Markets dive on fears of US slowdown

A surprise decline in the number of US jobs provided new evidence that the world's largest economy is slowing, as the effects of falling house prices and a crisis in the global financial markets begin to bleed into the rest of the real economy.

The nervously-awaited August employment data, released by the US government yesterday, recorded 4,000 fewer positions in August – the first decline since 2003, when the US economy was emerging from recession. The data prompted a sharp fall in the value of the dollar, and a crescendo of calls for an interest rate cut by the Federal Reserve.

"It's dreadful," said Michael Metz, the chief investment strategist for Oppenheimer & Co. "It shows the so-called support for the economy from rising employment is rapidly eroding and to me it seems almost inevitable we are heading for recession."

Employment fell across most of the economy, with the manufacturing sector and the government workforce scoring unexpectedly steep declines. Economists had largely predicted the 22,000 job losses recorded in the construction industry, which has been scaling back as a result of the housing market slowdown.

Compounding the disappointment, the Labor Department also revised down its estimates for hiring in June and July by a total of 81,000.

The Dow Jones Industrial Average closed 250 points lower at 13,113.4, and the data dragged down other world stock markets. In London, the FTSE 100 closed at 6,191, off 122.1. Traders saw a gloomy prognosis everywhere, from the fact that planned lay-offs in the mortgage industry are yet to show in the data all the way to the fabled "hemline index" which suggests that stock markets go up and down with the length of skirts and dresses unveiled in the latest fashion shows. The spring ranges on show at New York fashion week: hemlines to the floor.

The dollar hit a 15-year low against a basket of other major currencies, and lost almost half a cent to stand at $2.028 to the British pound. Investors sought out government bonds as a safe haven, and the yield on the benchmark two-year Treasury fell below 4 per cent.
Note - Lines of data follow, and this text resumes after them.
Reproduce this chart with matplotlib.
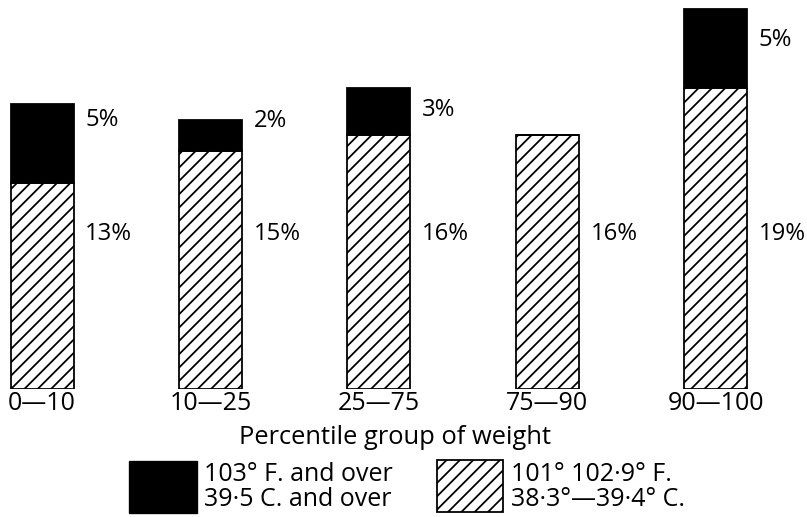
import matplotlib
matplotlib.use("Agg")
import matplotlib.pyplot as plt
from matplotlib.patches import Rectangle
import numpy as np

# ---- data ----
categories = ["0\u201410", "10\u201425", "25\u201475", "75\u201490", "90\u2014100"]
fever_101_102 = [13, 15, 16, 16, 19]   # hatched, 101-102.9 F
fever_103_over = [5, 2, 3, 0, 5]       # black, 103 F and over
xlabel = "Percentile group of weight"
legend_black = "103\u00b0 F. and over\n39\u00b75 C. and over"
legend_hatch = "101\u00b0 102\u00b79\u00b0 F.\n38\u00b73\u00b0\u201439\u00b74\u00b0 C."

# ---- layout (label heights, in value units) ----
top_label_y = [17.0, 16.9, 17.6, None, 22.0]
low_label_y = 9.8

W, H, DPI = 807, 517, 80
plt.rcParams['font.family'] = ['Open Sans', 'DejaVu Sans']
plt.rcParams['hatch.linewidth'] = 1.6
plt.rcParams['hatch.color'] = 'black'

fig = plt.figure(figsize=(W / DPI, H / DPI), dpi=DPI)
base_px = 389.0
ax = fig.add_axes([0, (H - base_px) / H, 1, base_px / H])
pxper = 15.85
spacing = 168.4
x0 = 42.0
ax.set_xlim(-x0 / spacing, (W - x0) / spacing)
ax.set_ylim(0, base_px / pxper)
ax.axis('off')

x = np.arange(len(categories))
width = 63 / spacing
ax.bar(x, fever_101_102, width, color='white', edgecolor='black',
       linewidth=1.6, hatch='//')
ax.bar(x, fever_103_over, width, bottom=fever_101_102, color='black',
       edgecolor='black', linewidth=1.6)

fs = 21.5
for i in range(len(categories)):
    ax.annotate(f"{fever_101_102[i]}%", xy=(x[i] + width / 2, low_label_y),
                xytext=(10.5, 0), textcoords='offset points',
                ha='left', va='center', fontsize=fs)
    if fever_103_over[i] > 0:
        ax.annotate(f"{fever_103_over[i]}%", xy=(x[i] + width / 2, top_label_y[i]),
                    xytext=(10.5, 0), textcoords='offset points',
                    ha='left', va='center', fontsize=fs)
    ax.text(x[i], -(404 - base_px) / base_px, categories[i],
            transform=ax.get_xaxis_transform(), ha='center', va='center',
            fontsize=22.5)

def fx(px):
    return px / W

def fy(py):
    return 1 - py / H

fig.text(fx(395), fy(437), xlabel, ha='center', va='center', fontsize=23)

fig.add_artist(Rectangle((fx(129), fy(513)), fx(197) - fx(129), fy(461) - fy(513),
                         transform=fig.transFigure, facecolor='black',
                         edgecolor='black', linewidth=1.2))
fig.add_artist(Rectangle((fx(437), fy(512)), fx(503) - fx(437), fy(460) - fy(512),
                         transform=fig.transFigure, facecolor='white',
                         edgecolor='black', linewidth=1.6, hatch='//'))
fig.text(fx(204), fy(487), legend_black, ha='left', va='center',
         fontsize=22.5, linespacing=1.0)
fig.text(fx(511), fy(487), legend_hatch, ha='left', va='center',
         fontsize=22.5, linespacing=1.0)

fig.savefig("out.png", dpi=DPI)
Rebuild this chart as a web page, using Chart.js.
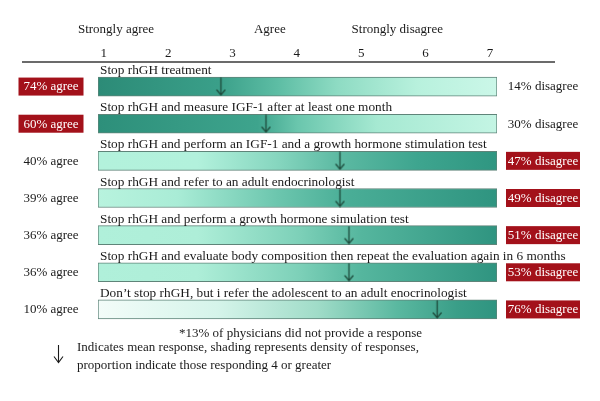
<!DOCTYPE html>
<html><head><meta charset="utf-8">
<script src="https://cdn.jsdelivr.net/npm/chart.js@4"></script>
<style>html,body{margin:0;padding:0;background:#fff}</style>
</head><body>
<canvas id="c" width="600" height="401"></canvas>
<script>
// ---- data ----
const QUESTIONS = [
  'Stop rhGH treatment',
  'Stop rhGH and measure IGF-1 after at least one month',
  'Stop rhGH and perform an IGF-1 and a growth hormone stimulation test',
  'Stop rhGH and refer to an adult endocrinologist',
  'Stop rhGH and perform a growth hormone simulation test',
  'Stop rhGH and evaluate body composition then repeat the evaluation again in 6 months',
  'Don\u2019t stop rhGH, but i refer the adolescent to an adult enocrinologist'
];
const MEAN_RESPONSE = [2.82, 3.52, 4.67, 4.67, 4.81, 4.81, 6.18];
const AGREE_PCT = [74, 60, 40, 39, 36, 36, 10];
const DISAGREE_PCT = [14, 30, 47, 49, 51, 53, 76];
const SCALE_TICKS = [1, 2, 3, 4, 5, 6, 7];
const BAR_SPAN = [0.91, 7.11];
const ANCHOR_LABELS = ['Strongly agree', 'Agree', 'Strongly disagree'];
const ANCHOR_VALUES = [1.19, 3.58, 5.56];
const FOOTNOTE = '*13% of physicians did not provide a response';
const LEGEND_LINES = ['Indicates mean response, shading represents density of responses,',
                      'proportion indicate those responding 4 or greater'];
// density shading per row: [fraction along bar, colour]
const DENSITY_SHADING = [
  [[0,'#2c8b77'],[0.3,'#3a9f89'],[0.45,'#5dbda4'],[0.6,'#8edbc3'],[0.8,'#b8f1dd'],[1,'#cbf7e8']],
  [[0,'#2d8f7a'],[0.4,'#3ea48d'],[0.5,'#6ac6ad'],[0.7,'#a6e9d2'],[1,'#c4f5e4']],
  [[0,'#b3f2dc'],[0.25,'#b2f1dc'],[0.45,'#86d6bf'],[0.6,'#5dbaa3'],[0.8,'#3ea58f'],[1,'#2f9681']],
  [[0,'#b8f3de'],[0.2,'#a9ecd6'],[0.45,'#6cc6ae'],[0.62,'#4aae97'],[1,'#2f9480']],
  [[0,'#b0f0da'],[0.25,'#aeeed8'],[0.5,'#7ed1b9'],[0.66,'#55b69e'],[1,'#2f9480']],
  [[0,'#b0f0da'],[0.25,'#aeeed8'],[0.5,'#7ed1b9'],[0.66,'#55b69e'],[1,'#2f9480']],
  [[0,'#f3fcf9'],[0.3,'#d5f4ea'],[0.55,'#a0dcc8'],[0.75,'#5ab8a0'],[0.9,'#3a9e88'],[1,'#2f9480']]
];

const SERIF = '"Liberation Serif", "Times New Roman", serif';
const RED = '#a3111a';
const ARROW_COLOR = '#1d4a3b';

// arrow marker for mean response
function makeArrow() {
  const c = document.createElement('canvas');
  c.width = 11; c.height = 19;
  const g = c.getContext('2d');
  g.strokeStyle = ARROW_COLOR; g.lineWidth = 1.3; g.lineCap = 'round';
  g.beginPath(); g.moveTo(5.5, 1); g.lineTo(5.5, 17.5); g.stroke();
  g.beginPath(); g.moveTo(1.5, 13); g.lineTo(5.5, 17.8); g.lineTo(9.5, 13); g.stroke();
  return c;
}

function shading(ctx) {
  const chart = ctx.chart; const ca = chart.chartArea;
  if (!ca) return '#3ea48d';
  const x = chart.scales.x;
  const x0 = x.getPixelForValue(BAR_SPAN[0]), x1 = x.getPixelForValue(BAR_SPAN[1]);
  const grad = chart.ctx.createLinearGradient(x0, 0, x1, 0);
  DENSITY_SHADING[ctx.dataIndex].forEach(([f, col]) => grad.addColorStop(f, col));
  return grad;
}

const annotations = {
  id: 'annotations',
  afterDatasetsDraw(chart) {
    const {ctx, chartArea: ca, scales: {x}} = chart;
    const bars = chart.getDatasetMeta(0).data;
    ctx.save();
    // ruler line
    ctx.strokeStyle = '#3a3a3a'; ctx.lineWidth = 1.5;
    ctx.beginPath(); ctx.moveTo(ca.left - 76, ca.top - 6); ctx.lineTo(ca.right + 58, ca.top - 6); ctx.stroke();
    ctx.fillStyle = '#1a1a1a';
    ctx.font = '13px ' + SERIF;
    ctx.textAlign = 'center'; ctx.textBaseline = 'alphabetic';
    ANCHOR_LABELS.forEach((t, i) => ctx.fillText(t, x.getPixelForValue(ANCHOR_VALUES[i]), ca.top - 35));
    bars.forEach((b, i) => {
      const top = b.y - b.height / 2;
      ctx.fillStyle = '#1a1a1a';
      ctx.font = '13.3px ' + SERIF;
      ctx.textAlign = 'left'; ctx.textBaseline = 'alphabetic';
      ctx.fillText(QUESTIONS[i], ca.left + 2, top - 3);
      ctx.font = '13px ' + SERIF;
      const agreeHi = AGREE_PCT[i] > DISAGREE_PCT[i];
      const ax = ca.left - 47, dx = ca.right + 46;
      if (agreeHi) { ctx.fillStyle = RED; ctx.fillRect(ax - 32.5, b.y - 9, 65, 18); }
      ctx.fillStyle = agreeHi ? '#fff' : '#1a1a1a';
      ctx.textAlign = 'center'; ctx.textBaseline = 'middle';
      ctx.fillText(AGREE_PCT[i] + '% agree', ax, b.y + 0.5);
      if (!agreeHi) { ctx.fillStyle = RED; ctx.fillRect(dx - 37, b.y - 9, 74, 18); }
      ctx.fillStyle = !agreeHi ? '#fff' : '#1a1a1a';
      ctx.fillText(DISAGREE_PCT[i] + '% disagree', dx, b.y + 0.5);
    });
    // footnotes
    ctx.fillStyle = '#1a1a1a';
    ctx.textAlign = 'center'; ctx.textBaseline = 'alphabetic';
    ctx.font = '13px ' + SERIF;
    ctx.fillText(FOOTNOTE, (ca.left + ca.right) / 2 + 3, ca.bottom + 9);
    ctx.textAlign = 'left';
    ctx.fillText(LEGEND_LINES[0], 77, ca.bottom + 23);
    ctx.fillText(LEGEND_LINES[1], 77, ca.bottom + 41);
    // legend arrow symbol
    ctx.strokeStyle = '#1a1a1a'; ctx.lineWidth = 1.1;
    ctx.beginPath(); ctx.moveTo(58.5, ca.bottom + 17); ctx.lineTo(58.5, ca.bottom + 34); ctx.stroke();
    ctx.beginPath(); ctx.moveTo(54, ca.bottom + 28.5); ctx.lineTo(58.5, ca.bottom + 34.5); ctx.lineTo(63, ca.bottom + 28.5); ctx.stroke();
    ctx.restore();
  }
};

new Chart(document.getElementById('c'), {
  type: 'bar',
  data: {
    labels: QUESTIONS,
    datasets: [
      {
        type: 'bar',
        data: QUESTIONS.map(() => BAR_SPAN),
        backgroundColor: shading,
        borderColor: '#5f8479',
        borderWidth: 1,
        borderSkipped: false,
        barThickness: 19,
        order: 2
      },
      {
        type: 'scatter',
        data: MEAN_RESPONSE.map((m, i) => ({x: m, y: QUESTIONS[i]})),
        pointStyle: makeArrow(),
        pointRadius: 10,
        order: 1
      }
    ]
  },
  options: {
    indexAxis: 'y',
    responsive: false,
    animation: false,
    layout: {padding: {left: 98, right: 103, top: 39.4, bottom: 73}},
    plugins: {legend: {display: false}, tooltip: {enabled: false}},
    scales: {
      x: {
        type: 'linear', position: 'top',
        min: BAR_SPAN[0], max: BAR_SPAN[1],
        afterBuildTicks: s => { s.ticks = SCALE_TICKS.map(v => ({value: v})); },
        grid: {display: false, drawTicks: false},
        border: {display: false},
        ticks: {padding: 6.5, color: '#1a1a1a', font: {family: SERIF, size: 13}}
      },
      y: {type: 'category', display: false, offset: true}
    }
  },
  plugins: [annotations]
});
</script>
</body></html>
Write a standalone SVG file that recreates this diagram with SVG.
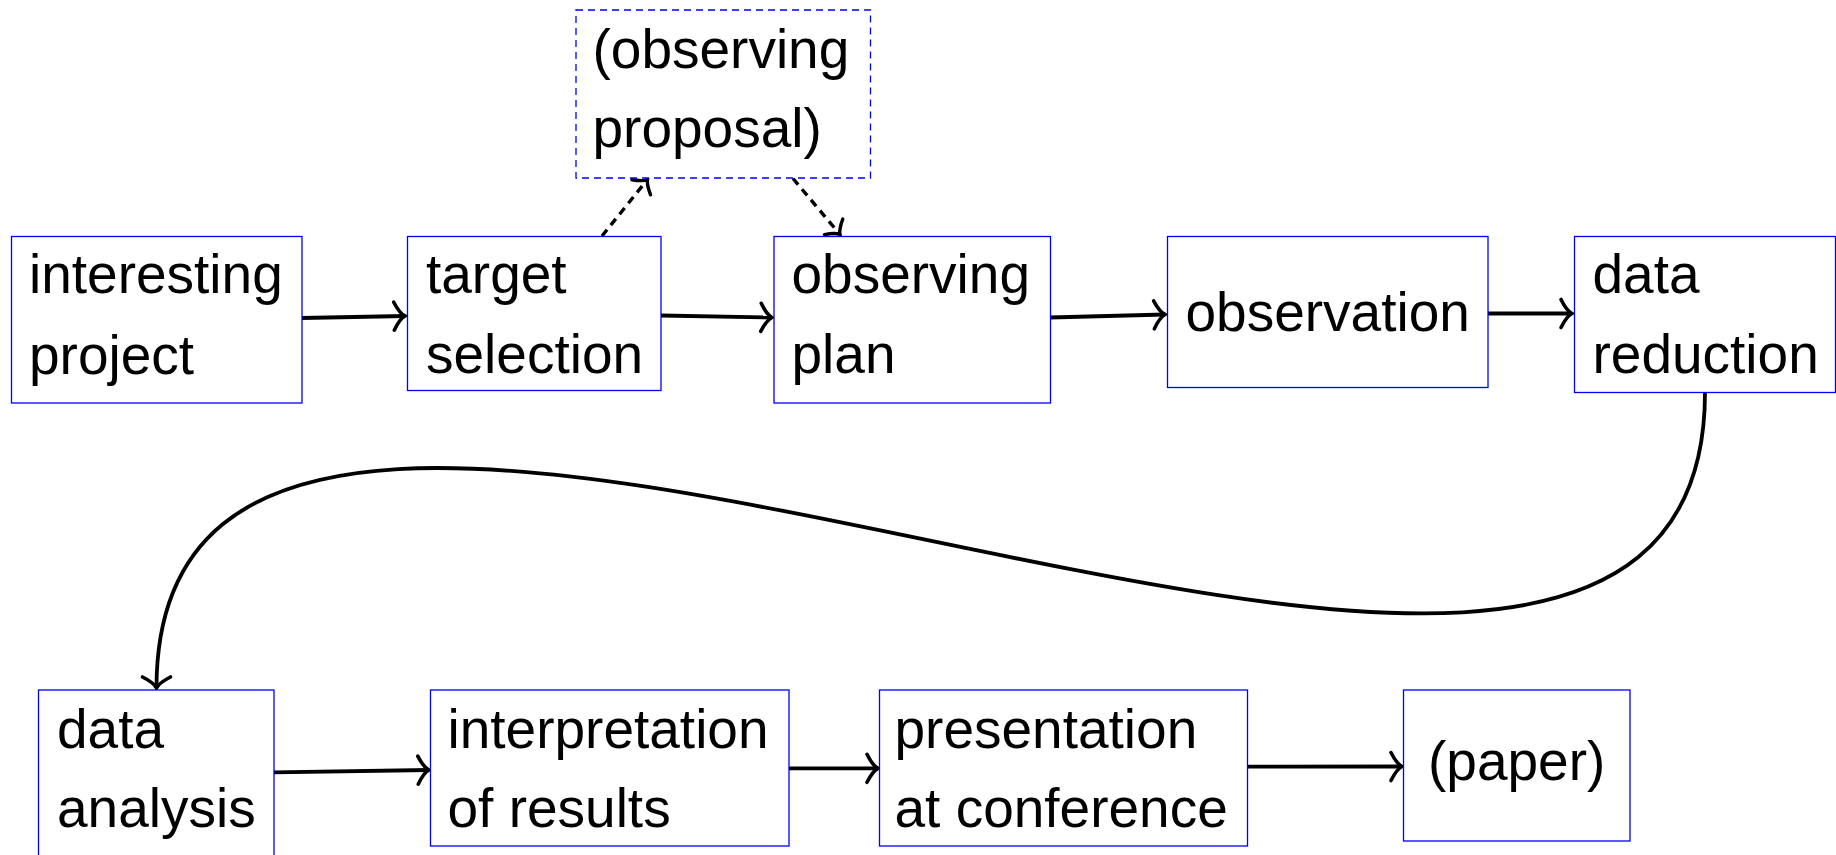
<svg xmlns="http://www.w3.org/2000/svg" width="1836" height="855" viewBox="0 0 1836 855">
<defs>
<style>
.box{fill:#ffffff;stroke:#0000ff;stroke-width:1.3}
.dbox{fill:#ffffff;stroke:#0000ff;stroke-width:1.3;stroke-dasharray:7 5}
.t{font-family:"Liberation Sans",Arial,Helvetica,sans-serif;font-size:55px;fill:#000000}
.c{fill:none;stroke:#000000;stroke-width:3.8;marker-end:url(#arr)}
.d{fill:none;stroke:#000000;stroke-width:3.4;stroke-dasharray:8 6;marker-end:url(#arrd)}
</style>
<marker id="arr" markerUnits="userSpaceOnUse" orient="auto" refX="0" refY="0" markerWidth="40" markerHeight="40" viewBox="-20 -20 40 40" overflow="visible">
<path d="M-11,-14 C-7,-6 -3,-1.5 0,0 C-3,1.5 -7,6 -11,14" fill="none" stroke="#000000" stroke-width="3.6" stroke-linecap="round"/>
</marker>
<marker id="arrd" markerUnits="userSpaceOnUse" orient="auto" refX="0" refY="0" markerWidth="40" markerHeight="40" viewBox="-20 -20 40 40" overflow="visible">
<path d="M-10,-12 C-6,-5 -3,-1.5 0,0 C-3,1.5 -6,5 -10,12" fill="none" stroke="#000000" stroke-width="3.4" stroke-linecap="round"/>
</marker>
</defs>
<rect x="0" y="0" width="1836" height="855" fill="#ffffff"/>

<g id="connectors">
<path class="c" d="M302,318 L405,316"/>
<path class="c" d="M661,315.5 L772,317.5"/>
<path class="c" d="M1050,317.5 L1165,314.5"/>
<path class="c" d="M1488,313.5 L1572,313.5"/>
<path class="d" d="M602,236 L647.5,179.5"/>
<path class="d" d="M793,178.5 L840,234.5"/>
<path class="c" d="M1705,392.5 C1705,1009 156.5,73 156.5,688"/>
<path class="c" d="M274,772.3 L429,770"/>
<path class="c" d="M789,768.3 L878,768.3"/>
<path class="c" d="M1248,766.7 L1402,766.5"/>
</g>

<g id="n-proposal">
<rect class="dbox" x="576" y="10" width="294.5" height="168"/>
<text class="t" x="592.5" y="68">(observing</text>
<text class="t" x="592.5" y="147">proposal)</text>
</g>
<g id="n-interesting">
<rect class="box" x="11.5" y="236.5" width="290.5" height="166.5"/>
<text class="t" x="29" y="293">interesting</text>
<text class="t" x="29" y="374">project</text>
</g>
<g id="n-target">
<rect class="box" x="407.5" y="236.5" width="253.5" height="154"/>
<text class="t" x="426" y="293">target</text>
<text class="t" x="426" y="373">selection</text>
</g>
<g id="n-plan">
<rect class="box" x="774" y="236.5" width="276.5" height="166.5"/>
<text class="t" x="791.5" y="293">observing</text>
<text class="t" x="791.5" y="373">plan</text>
</g>
<g id="n-observation">
<rect class="box" x="1167.5" y="236.5" width="320.5" height="151"/>
<text class="t" x="1185.5" y="331">observation</text>
</g>
<g id="n-reduction">
<rect class="box" x="1574.5" y="236.5" width="261" height="156"/>
<text class="t" x="1592.5" y="293">data</text>
<text class="t" x="1592.5" y="373">reduction</text>
</g>
<g id="n-analysis">
<rect class="box" x="38.5" y="690" width="235.5" height="166.5"/>
<text class="t" x="57" y="748">data</text>
<text class="t" x="57" y="827">analysis</text>
</g>
<g id="n-interpretation">
<rect class="box" x="430.5" y="690" width="358.5" height="156"/>
<text class="t" x="447.5" y="748">interpretation</text>
<text class="t" x="447.5" y="827">of results</text>
</g>
<g id="n-presentation">
<rect class="box" x="879.5" y="690" width="368" height="156"/>
<text class="t" x="894.5" y="748">presentation</text>
<text class="t" x="894.5" y="827">at conference</text>
</g>
<g id="n-paper">
<rect class="box" x="1403.5" y="690" width="226.5" height="151"/>
<text class="t" x="1516.7" y="780" text-anchor="middle">(paper)</text>
</g>
</svg>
The employment data gives the Federal Reserve cover for an interest rate cut, its first in more than four years, when its open markets committee meets on 18 September, and traders believe the debate is now over whether to move the normal 25 basis points or double that.

Ben Bernanke, the chairman, had previously been reluctant to cut rates simply to bail out financial markets, but consistently said he was concerned the credit market turmoil could damage economic growth.

His predecessor at the Fed, Alan Greenspan, characterised the current crisis as the bursting of a bubble in credit, telling academics in Washington that "the human race has never found a way to confront bubbles".

He said: "The behaviour in what we are observing in the last seven weeks is identical in many respects to what we saw in 1998, what we saw in the stock-market crash of 1987, and I suspect what we saw in the land-boom collapse of 1837."

Also yesterday, the managing director of the International Monetary Fund, Rodrigo Rato, signalled that it was likely to cut its forecasts for world growth as a result of the credit market crisis and the problems in the US mortgage market.

"The revisions are likely to be largest for the United States, but we may also see some impact in the euro area and Japan" he said. "This is a serious crisis that will certainly have effects in 2007 and 2008."

Mr Rato said that protracted restrictions on lending could spill over into emerging markets through increased credit spreads and lower capital inflows, and he promised that the credit crisis would top the agenda at the forthcoming annual meeting of the IMF.